The code below uses sim-tools >= 0.3.3. This works with Python >= 3.10

Summary of implemented distributions#

  1. Exponential: This class is used for modeling the time between events in a Poisson process, where events occur continuously and independently at a constant average rate. It takes the mean of the distribution and an optional random seed as parameters.

  2. Bernoulli: This class models a process where an event has only two possible outcomes (success or failure). It takes the probability of success and an optional random seed as parameters.

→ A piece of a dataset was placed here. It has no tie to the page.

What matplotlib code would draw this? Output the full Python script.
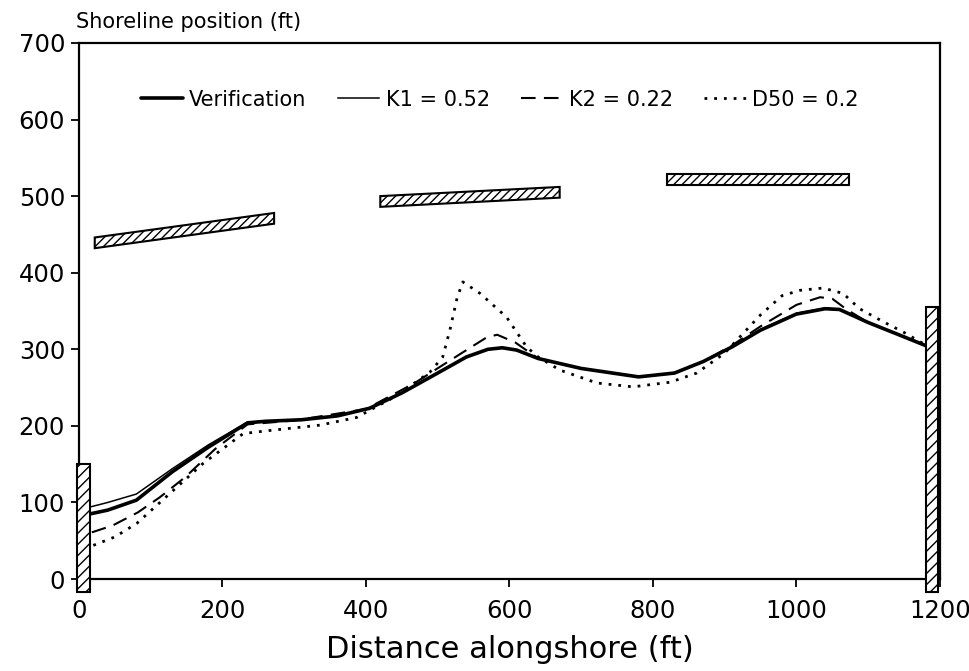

  3. Lognormal: This class is used when the logarithm of a variable is normally distributed. It takes the mean and standard deviation of the lognormal distribution and an optional random seed as parameters.

  4. Normal: This class models a process where a variable is normally distributed. It takes the mean and standard deviation of the normal distribution, a boolean to allow or disallow negative samples, and an optional random seed as parameters.

  5. Uniform: This class models a process where all outcomes are equally likely. It takes the lower and upper range of the uniform distribution and an optional random seed as parameters.

  6. Triangular: This class models a process where a variable is most likely to be at the mode (peak) and the probabilities decrease uniformly on either side. It takes the lower limit, mode, upper limit, and an optional random seed as parameters.

  7. FixedDistribution: This class returns a fixed value, useful when a constant value is needed in a simulation. It takes a fixed value as a parameter.

  8. CombinationDistribution: This class is used to model a process where the outcome is the sum of outcomes from multiple distributions. It takes multiple distribution instances as parameters.

  9. ContinuousEmpirical: This class is used to model a process based on observed data, where the probability of an outcome is proportional to its frequency in the data. To produce a continuous value, linear interpolation between bounds is used. It takes lower bounds (of a discrete empirical distribution), upper bounds, observed frequencies, and an optional random seed as parameters.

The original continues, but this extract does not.